Task directions:
Exactly the lines from the start of the data below through the line that contains "compressive_err_90 = [30, 70, 30]" are to be copied, with pictures left out.

Supplied material:
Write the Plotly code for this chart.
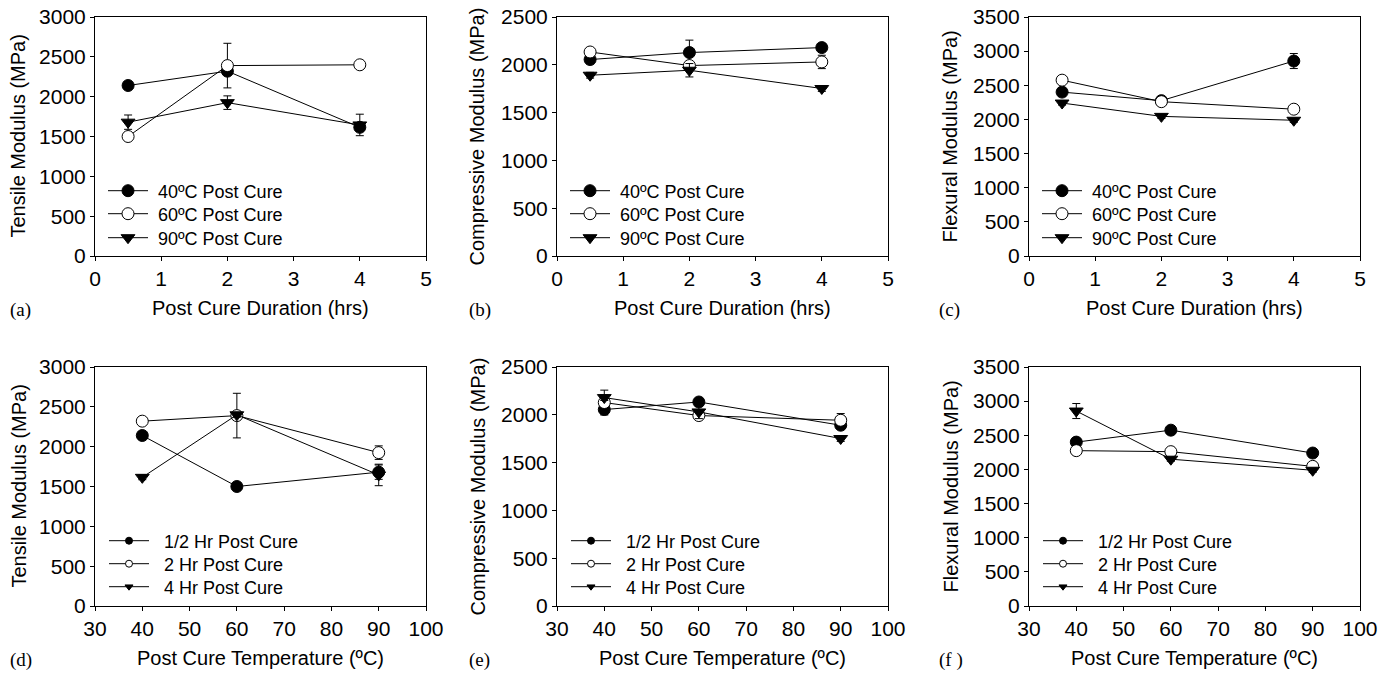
import plotly.graph_objects as go

# ---------------- data ----------------
durations = [0.5, 2, 4]            # hrs
temperatures = [40, 60, 90]        # ºC
temp_labels = ["40ºC Post Cure", "60ºC Post Cure", "90ºC Post Cure"]
dur_labels = ["1/2 Hr Post Cure", "2 Hr Post Cure", "4 Hr Post Cure"]

# values per post-cure temperature, ordered by duration (0.5, 2, 4 hrs)
tensile_40 = [2140, 2320, 1615]
tensile_60 = [1500, 2390, 2400]
tensile_90 = [1680, 1925, 1645]
tensile_err_40 = [30, 30, 30]
tensile_err_60 = [30, 280, 30]
tensile_err_90 = [90, 85, 135]

compressive_40 = [2055, 2128, 2180]
compressive_60 = [2134, 1992, 2030]
compressive_90 = [1891, 1943, 1752]
compressive_err_40 = [45, 130, 30]
compressive_err_60 = [30, 30, 70]
compressive_err_90 = [30, 70, 30]

flexural_40 = [2400, 2275, 2855]
flexural_60 = [2575, 2260, 2150]
flexural_90 = [2240, 2045, 1988]
flexural_err_40 = [30, 30, 110]
flexural_err_60 = [30, 30, 30]
flexural_err_90 = [30, 30, 30]

props = [
    ("Tensile Modulus (MPa)", [tensile_40, tensile_60, tensile_90],
     [tensile_err_40, tensile_err_60, tensile_err_90], 3000),
    ("Compressive Modulus (MPa)", [compressive_40, compressive_60, compressive_90],
     [compressive_err_40, compressive_err_60, compressive_err_90], 2500),
    ("Flexural Modulus (MPa)", [flexural_40, flexural_60, flexural_90],
     [flexural_err_40, flexural_err_60, flexural_err_90], 3500),
]

# ---------------- layout geometry ----------------
W, H = 1387, 676
col_px = [(95, 426), (557, 888), (1029, 1360)]
row_px = [(17, 256), (367, 606)]
ytitle_x = [18, 477, 950]
panel_lbl_x = [8, 467, 937]
panel_names = [["(a)", "(b)", "(c)"], ["(d)", "(e)", "(f )"]]
legend_rows = [[191, 214, 238], [541, 564, 587]]

FONT = "Liberation Sans, Arial, sans-serif"
styles = [
    dict(symbol="circle", color="black", line=dict(color="black", width=1)),
    dict(symbol="circle", color="white", line=dict(color="black", width=1)),
    dict(symbol="triangle-down", color="black", line=dict(color="black", width=1)),
]
sizes_plot = [12, 12, 12]
NBSP = "\u00a0"

fig = go.Figure()
layout = dict(template="none", width=W, height=H,
              margin=dict(l=0, r=0, t=0, b=0, autoexpand=False),
              paper_bgcolor="white", plot_bgcolor="white",
              font=dict(family=FONT, color="black", size=20),
              showlegend=True, annotations=[])

idx = 0
leg_n = 0


def new_legend(xpx, ypx):
    global leg_n
    leg_n += 1
    name = "legend" if leg_n == 1 else f"legend{leg_n}"
    layout[name] = dict(x=xpx / W, y=1 - ypx / H, xanchor="left",
                        yanchor="middle", bgcolor="rgba(0,0,0,0)", borderwidth=0,
                        font=dict(size=18, family=FONT, color="black"),
                        tracegroupgap=0, itemwidth=40, itemsizing="trace")
    return name


for r in range(2):
    for c in range(3):
        idx += 1
        title, series, errs, ymax = props[c]
        xa = "xaxis" if idx == 1 else f"xaxis{idx}"
        ya = "yaxis" if idx == 1 else f"yaxis{idx}"
        xr = "x" if idx == 1 else f"x{idx}"
        yr = "y" if idx == 1 else f"y{idx}"
        x0, x1 = col_px[c]
        t0, t1 = row_px[r]
        common = dict(showgrid=False, zeroline=False, showline=True, mirror=True,
                      linecolor="black", linewidth=1, ticks="outside", ticklen=4,
                      tickwidth=1, tickcolor="black", automargin=False,
                      tickfont=dict(size=21, family=FONT, color="black"))
        if r == 0:
            layout[xa] = dict(domain=[x0 / W, x1 / W], range=[0, 5], dtick=1,
                              tick0=0, anchor=yr, **common)
        else:
            layout[xa] = dict(domain=[x0 / W, x1 / W], range=[30, 100], dtick=10,
                              tick0=30, anchor=yr, **common)
        layout[ya] = dict(domain=[1 - t1 / H, 1 - t0 / H], range=[0, ymax],
                          dtick=500, tick0=0, anchor=xr, **common)

        if r == 0:
            # series = post-cure temperature, x = duration
            for k in range(3):
                lg = new_legend(x0 + 8, legend_rows[r][k])
                fig.add_trace(go.Scatter(
                    x=durations, y=series[k], name=NBSP + temp_labels[k],
                    mode="lines+markers", xaxis=xr, yaxis=yr, legend=lg,
                    line=dict(color="black", width=1),
                    marker=dict(size=sizes_plot[k], **styles[k]),
                    error_y=dict(type="data", array=errs[k], color="black",
                                 thickness=1, width=4)))
        else:
            # series = post-cure duration, x = temperature
            for j in range(3):
                yv = [series[k][j] for k in range(3)]
                ev = [errs[k][j] for k in range(3)]
                fig.add_trace(go.Scatter(
                    x=temperatures, y=yv, name=dur_labels[j],
                    mode="lines+markers", xaxis=xr, yaxis=yr, showlegend=False,
                    line=dict(color="black", width=1),
                    marker=dict(size=sizes_plot[j], **styles[j]),
                    error_y=dict(type="data", array=ev, color="black",
                                 thickness=1, width=4)))
            for j in range(3):
                lg = new_legend(x0 + 9, legend_rows[r][j])
                fig.add_trace(go.Scatter(
                    x=[None], y=[None], name=NBSP + NBSP + dur_labels[j],
                    mode="lines+markers", xaxis=xr, yaxis=yr, legend=lg,
                    line=dict(color="black", width=1),
                    marker=dict(size=7, **styles[j])))

        # axis titles
        xt = "Post Cure Duration (hrs)" if r == 0 else "Post Cure Temperature (ºC)"
        layout["annotations"].append(dict(
            text=xt, xref="paper", yref="paper", x=(x0 + x1) / 2 / W,
            y=1 - (t1 + 52) / H, xanchor="center", yanchor="middle",
            showarrow=False, font=dict(size=20, family=FONT, color="black")))
        layout["annotations"].append(dict(
            text=title, xref="paper", yref="paper", x=ytitle_x[c] / W,
            y=1 - (t0 + t1) / 2 / H, xanchor="center", yanchor="middle",
            textangle=-90, showarrow=False,
            font=dict(size=20, family=FONT, color="black")))
        # panel label
        layout["annotations"].append(dict(
            text=panel_names[r][c], xref="paper", yref="paper",
            x=panel_lbl_x[c] / W, y=1 - (t1 + 54) / H, xanchor="left",
            yanchor="middle", showarrow=False,
            font=dict(size=19, family="Liberation Serif, Times New Roman, serif",
                      color="black")))

fig.update_layout(**layout)
fig.write_html("out.html")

Expected output:
Write the Plotly code for this chart.
import plotly.graph_objects as go

# ---------------- data ----------------
durations = [0.5, 2, 4]            # hrs
temperatures = [40, 60, 90]        # ºC
temp_labels = ["40ºC Post Cure", "60ºC Post Cure", "90ºC Post Cure"]
dur_labels = ["1/2 Hr Post Cure", "2 Hr Post Cure", "4 Hr Post Cure"]

# values per post-cure temperature, ordered by duration (0.5, 2, 4 hrs)
tensile_40 = [2140, 2320, 1615]
tensile_60 = [1500, 2390, 2400]
tensile_90 = [1680, 1925, 1645]
tensile_err_40 = [30, 30, 30]
tensile_err_60 = [30, 280, 30]
tensile_err_90 = [90, 85, 135]

compressive_40 = [2055, 2128, 2180]
compressive_60 = [2134, 1992, 2030]
compressive_90 = [1891, 1943, 1752]
compressive_err_40 = [45, 130, 30]
compressive_err_60 = [30, 30, 70]
compressive_err_90 = [30, 70, 30]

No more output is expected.